This week I have been working on my artist statement for the Hedgebrook application. The process has been (as writing personal statements always is) alternately onerous, provocative, and satisfying. Onerous, because much as we all like to talk about ourselves, unless prepared, we can offer little real intelligence or insight about this topic. Provocative because, having realized this, we understand that we should have something to say. And then it’s satisfying when we finally figure out what that is.
The prompt for the artist statement is as follows:
Tell us about you and your writing, and the impact you envision your work having in the world. Say a few words about what you’d hope to accomplish in a 2011 Hedgebrook residency.
This prompt forces me to confront questions I usually leave unarticulated: Who am I, as a writer? What are my writing goals? These questions are loaded, because to answer them is to first face down the implicit questions: Are you a writer at all? Do your words matter? As I learned at VONA, many of us artists have taken our cue from the world at large, training ourselves to regard our art as something to be hidden, downplayed, until publication or public acceptance. It takes courage to say “yes, I’m a writer,” “yes, my words matter,” before the rest of the world acknowledges it. A prompt like the one above is scary because it takes this leap of faith for granted.

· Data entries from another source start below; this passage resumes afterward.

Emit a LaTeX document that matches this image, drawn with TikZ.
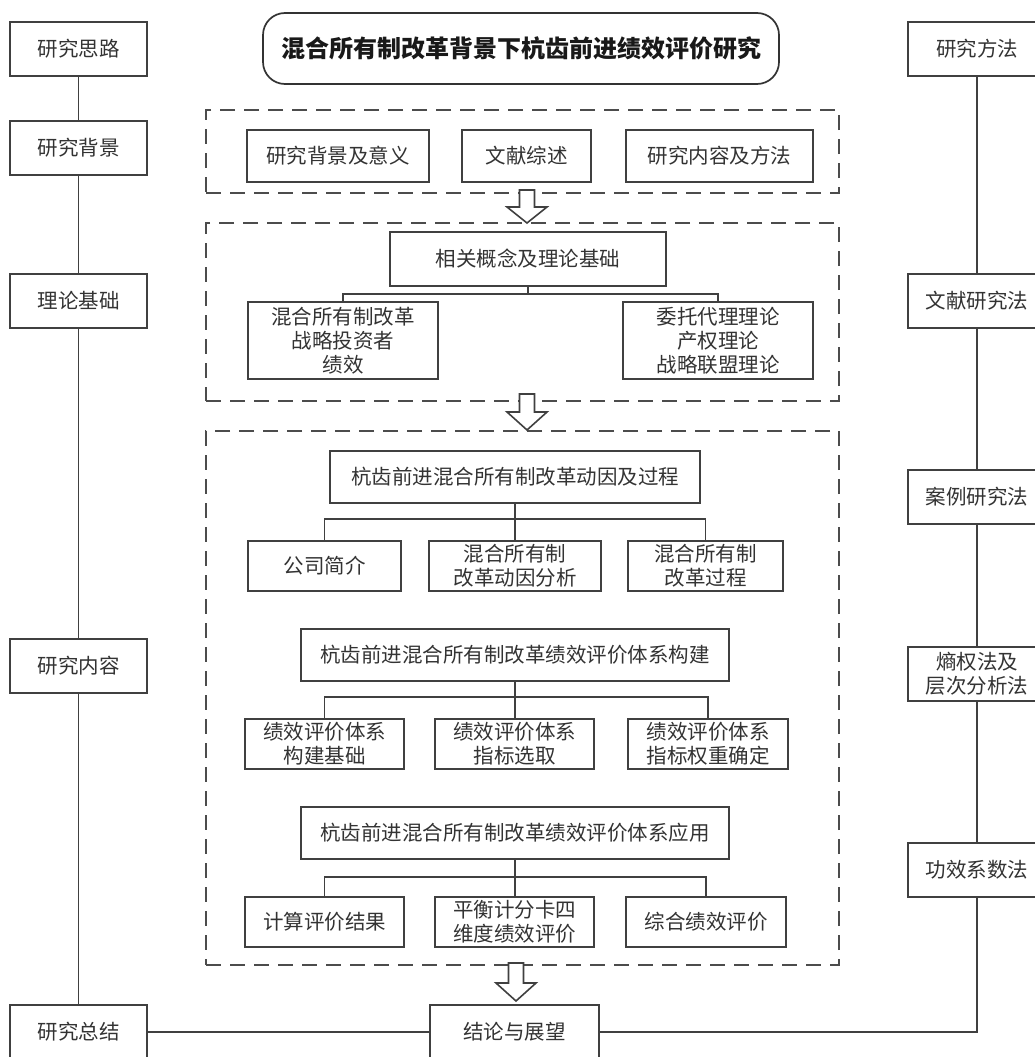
\documentclass[tikz,border=0pt]{standalone}
\usepackage{fontspec}
\setmainfont{Noto Sans CJK SC}
\begin{document}
\begin{tikzpicture}[x=1pt,y=-1pt,
  box/.style={draw=black!75,line width=1.7pt,fill=white,text=black!80,align=center,inner sep=0pt,
    font=\fontsize{20.5}{24}\selectfont},
  titlebox/.style={draw=black!80,line width=1.7pt,fill=white,rounded corners=22pt,inner sep=0pt,
    font=\fontsize{24}{28}\selectfont\bfseries,text=black!90},
  dashbox/.style={draw=black!70,line width=1.7pt,dash pattern=on 15pt off 9pt,inner sep=0pt},
  conn/.style={draw=black!75,line width=1.6pt},
  blockarr/.style={draw=black!75,line width=1.6pt,fill=white,line join=miter}]
\useasboundingbox (0,0) rectangle (1035,1057);
\clip (0,0) rectangle (1035,1057);
\fill[white] (0,0) rectangle (1035,1057);

% title
\node[titlebox,minimum width=516pt,minimum height=71pt] (T) at (521,48.5) {混合所有制改革背景下杭齿前进绩效评价研究};

% dashed groups
\node[dashbox,minimum width=633pt,minimum height=83pt] (D1) at (522.5,151.5) {};
\node[dashbox,minimum width=633pt,minimum height=178pt] (D2) at (522.5,312) {};
\node[dashbox,minimum width=633pt,minimum height=534pt] (D3) at (522.5,698) {};

% left column
\node[box,minimum width=137pt,minimum height=54pt] (L1) at (78.5,49) {研究思路};
\node[box,minimum width=137pt,minimum height=54pt] (L2) at (78.5,148) {研究背景};
\node[box,minimum width=137pt,minimum height=54pt] (L3) at (78.5,301) {理论基础};
\node[box,minimum width=137pt,minimum height=54pt] (L4) at (78.5,666) {研究内容};
\node[box,minimum width=137pt,minimum height=54pt] (L5) at (78.5,1032) {研究总结};

% right column
\node[box,minimum width=138pt,minimum height=54pt] (R1) at (977,49) {研究方法};
\node[box,minimum width=138pt,minimum height=54pt] (R2) at (977,301) {文献研究法};
\node[box,minimum width=138pt,minimum height=54pt] (R3) at (977,497) {案例研究法};
\node[box,minimum width=138pt,minimum height=54pt] (R4) at (977,674) {熵权法及\\层次分析法};
\node[box,minimum width=138pt,minimum height=54pt] (R5) at (977,870) {功效系数法};

% group 1
\node[box,minimum width=182pt,minimum height=52pt] (B1) at (338,156) {研究背景及意义};
\node[box,minimum width=129pt,minimum height=52pt] (B2) at (526.5,156) {文献综述};
\node[box,minimum width=187pt,minimum height=52pt] (B3) at (719.5,156) {研究内容及方法};

% group 2
\node[box,minimum width=276pt,minimum height=54pt] (C0) at (528,259) {相关概念及理论基础};
\node[box,minimum width=190pt,minimum height=77pt] (C1) at (343,340.5) {混合所有制改革\\战略投资者\\绩效};
\node[box,minimum width=190pt,minimum height=77pt] (C2) at (718,340.5) {委托代理理论\\产权理论\\战略联盟理论};

% group 3
\node[box,minimum width=370pt,minimum height=52pt] (P0) at (515,477) {杭齿前进混合所有制改革动因及过程};
\node[box,minimum width=153pt,minimum height=50pt] (P1) at (324.5,566) {公司简介};
\node[box,minimum width=172pt,minimum height=50pt] (P2) at (515,566) {混合所有制\\改革动因分析};
\node[box,minimum width=155pt,minimum height=50pt] (P3) at (705.5,566) {混合所有制\\改革过程};

\node[box,minimum width=428pt,minimum height=52pt] (Q0) at (515,655) {杭齿前进混合所有制改革绩效评价体系构建};
\node[box,minimum width=159pt,minimum height=50pt] (Q1) at (324.5,744) {绩效评价体系\\构建基础};
\node[box,minimum width=159pt,minimum height=50pt] (Q2) at (514.5,744) {绩效评价体系\\指标选取};
\node[box,minimum width=160pt,minimum height=50pt] (Q3) at (708,744) {绩效评价体系\\指标权重确定};

\node[box,minimum width=428pt,minimum height=52pt] (S0) at (515,833) {杭齿前进混合所有制改革绩效评价体系应用};
\node[box,minimum width=159pt,minimum height=50pt] (S1) at (324.5,922) {计算评价结果};
\node[box,minimum width=159pt,minimum height=50pt] (S2) at (514.5,922) {平衡计分卡四\\维度绩效评价};
\node[box,minimum width=160pt,minimum height=50pt] (S3) at (706,922) {综合绩效评价};

% conclusion
\node[box,minimum width=169pt,minimum height=54pt] (E) at (514.5,1032) {结论与展望};

% column connectors
\draw[conn] (L1.south) -- (L2.north);
\draw[conn] (L2.south) -- (L3.north);
\draw[conn] (L3.south) -- (L4.north);
\draw[conn] (L4.south) -- (L5.north);
\draw[conn] (R1.south) -- (R2.north);
\draw[conn] (R2.south) -- (R3.north);
\draw[conn] (R3.south) -- (R4.north);
\draw[conn] (R4.south) -- (R5.north);
\draw[conn] (L5.east) -- (E.west);
\draw[conn] (E.east) -| (R5.south);

% tree connectors
\coordinate (cj) at (528,294);
\draw[conn] (C0.south) -- (cj);
\draw[conn] (C1.north) -- (C1.north |- cj) -- (C2.north |- cj) -- (C2.north);

\coordinate (pj) at (515,519);
\draw[conn] (P0.south) -- (P2.north);
\draw[conn] (P1.north) -- (P1.north |- pj) -- (P3.north |- pj) -- (P3.north);

\coordinate (qj) at (515,697);
\draw[conn] (Q0.south) -- (Q2.north -| Q0.south);
\draw[conn] (Q1.north) -- (Q1.north |- qj) -- (Q3.north |- qj) -- (Q3.north);

\coordinate (sj) at (515,877);
\draw[conn] (S0.south) -- (S2.north -| S0.south);
\draw[conn] (S1.north) -- (S1.north |- sj) -- (S3.north |- sj) -- (S3.north);

% block arrows between groups
\newcommand\blockarrow[4]{% x, top, headstart, tip
  \draw[blockarr] ({#1-7.5},#2) -- ({#1+7.5},#2) -- ({#1+7.5},#3) -- ({#1+20},#3) -- (#1,#4)
    -- ({#1-20},#3) -- ({#1-7.5},#3) -- cycle;}
\coordinate (a1) at (D1.south -| C0.south);
\blockarrow{527}{190}{207}{223}
\blockarrow{527}{394}{412}{430}
\blockarrow{516}{963}{983}{1001}
\end{tikzpicture}
\end{document}
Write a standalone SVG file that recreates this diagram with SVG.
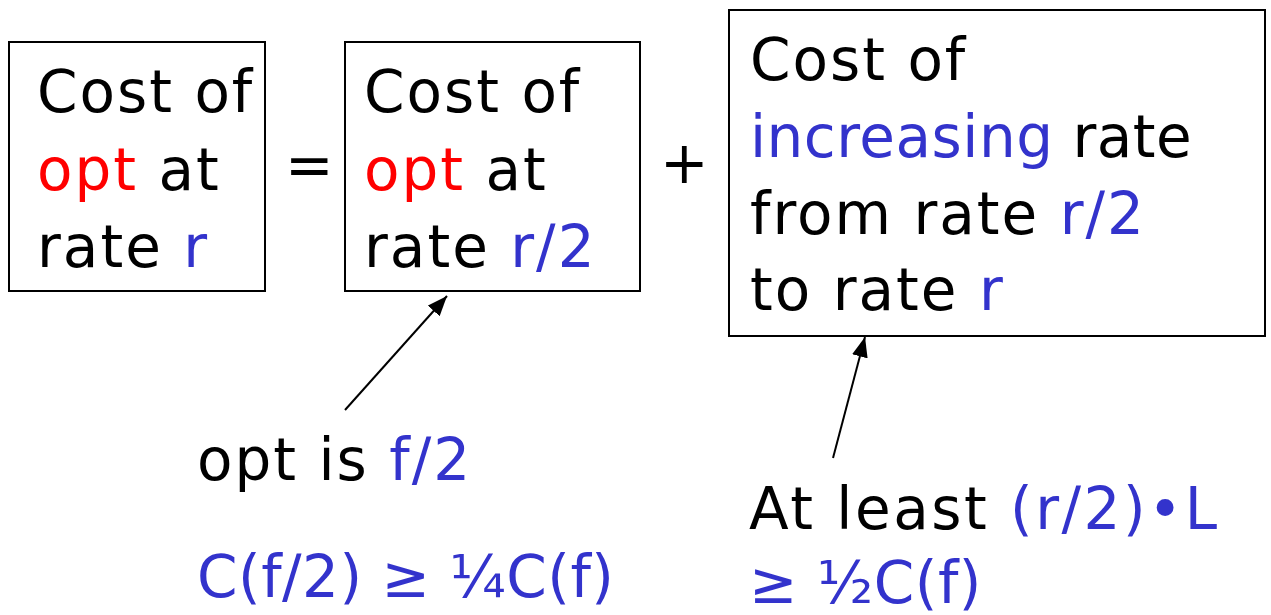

Steeling myself to remember that I am a writer and my words do matter, I considered the prompt. A few drafts later, I realized what I wanted to say. I write because all my life I have felt like an outsider, and yet I’ve never felt alone. Wherever I’ve gone, whatever I’ve done, I’ve connected with people so strongly that they almost feel like family — and yet my own family is the only place where I truly feel like I belong. I write because I think that to some extent, this must be everyone’s experience; we’re all so unique, how can anything made for others really fit us? I write to strengthen those random bonds that tie us together, and I write so we can all claim what makes us different and individual.
I guess this has always been a major concern of mine, because in 2007, I drew the following — which also went through several iterations before the final image:
I plan to write at least another couple of drafts of the Hedgebrook statement before I’m done with it, but this is the kernel of it.